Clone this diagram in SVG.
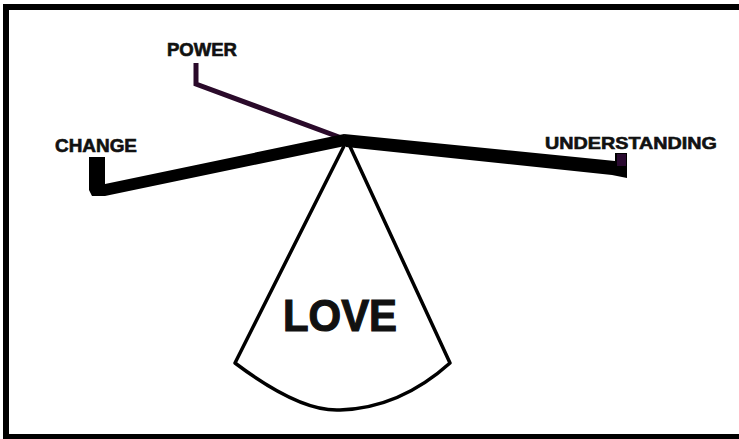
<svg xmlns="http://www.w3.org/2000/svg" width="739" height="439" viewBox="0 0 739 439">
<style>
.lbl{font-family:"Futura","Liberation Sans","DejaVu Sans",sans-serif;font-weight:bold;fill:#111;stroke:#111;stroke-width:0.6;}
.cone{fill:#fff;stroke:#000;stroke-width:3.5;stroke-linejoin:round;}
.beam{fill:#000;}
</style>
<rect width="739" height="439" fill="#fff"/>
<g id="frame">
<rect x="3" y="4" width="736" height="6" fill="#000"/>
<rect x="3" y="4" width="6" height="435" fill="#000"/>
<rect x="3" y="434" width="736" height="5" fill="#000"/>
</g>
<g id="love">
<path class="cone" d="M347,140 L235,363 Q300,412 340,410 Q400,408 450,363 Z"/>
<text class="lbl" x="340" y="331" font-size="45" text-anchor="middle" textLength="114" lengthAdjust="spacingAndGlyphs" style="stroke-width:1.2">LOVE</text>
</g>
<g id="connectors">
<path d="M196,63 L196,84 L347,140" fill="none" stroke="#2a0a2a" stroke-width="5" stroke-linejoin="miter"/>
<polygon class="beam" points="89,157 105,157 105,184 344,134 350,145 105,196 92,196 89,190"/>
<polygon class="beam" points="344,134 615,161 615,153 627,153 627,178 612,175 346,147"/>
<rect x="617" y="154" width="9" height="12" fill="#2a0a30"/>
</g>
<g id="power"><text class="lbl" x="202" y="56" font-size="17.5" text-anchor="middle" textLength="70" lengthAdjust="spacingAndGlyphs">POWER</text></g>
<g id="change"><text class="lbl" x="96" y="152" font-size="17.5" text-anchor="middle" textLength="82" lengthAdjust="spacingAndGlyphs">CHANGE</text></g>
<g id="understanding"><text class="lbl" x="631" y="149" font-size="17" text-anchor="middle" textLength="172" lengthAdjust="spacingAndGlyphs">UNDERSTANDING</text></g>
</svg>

* WRITTEN PROBLEM
All the lines above are to be reproduced exactly, except the pictures.

* FULL RESPONSE
Clone this diagram in SVG.
<svg xmlns="http://www.w3.org/2000/svg" width="739" height="439" viewBox="0 0 739 439">
<style>
.lbl{font-family:"Futura","Liberation Sans","DejaVu Sans",sans-serif;font-weight:bold;fill:#111;stroke:#111;stroke-width:0.6;}
.cone{fill:#fff;stroke:#000;stroke-width:3.5;stroke-linejoin:round;}
.beam{fill:#000;}
</style>
<rect width="739" height="439" fill="#fff"/>
<g id="frame">
<rect x="3" y="4" width="736" height="6" fill="#000"/>
<rect x="3" y="4" width="6" height="435" fill="#000"/>
<rect x="3" y="434" width="736" height="5" fill="#000"/>
</g>
<g id="love">
<path class="cone" d="M347,140 L235,363 Q300,412 340,410 Q400,408 450,363 Z"/>
<text class="lbl" x="340" y="331" font-size="45" text-anchor="middle" textLength="114" lengthAdjust="spacingAndGlyphs" style="stroke-width:1.2">LOVE</text>
</g>
<g id="connectors">
<path d="M196,63 L196,84 L347,140" fill="none" stroke="#2a0a2a" stroke-width="5" stroke-linejoin="miter"/>
<polygon class="beam" points="89,157 105,157 105,184 344,134 350,145 105,196 92,196 89,190"/>
<polygon class="beam" points="344,134 615,161 615,153 627,153 627,178 612,175 346,147"/>
<rect x="617" y="154" width="9" height="12" fill="#2a0a30"/>
</g>
<g id="power"><text class="lbl" x="202" y="56" font-size="17.5" text-anchor="middle" textLength="70" lengthAdjust="spacingAndGlyphs">POWER</text></g>
<g id="change"><text class="lbl" x="96" y="152" font-size="17.5" text-anchor="middle" textLength="82" lengthAdjust="spacingAndGlyphs">CHANGE</text></g>
<g id="understanding"><text class="lbl" x="631" y="149" font-size="17" text-anchor="middle" textLength="172" lengthAdjust="spacingAndGlyphs">UNDERSTANDING</text></g>
</svg>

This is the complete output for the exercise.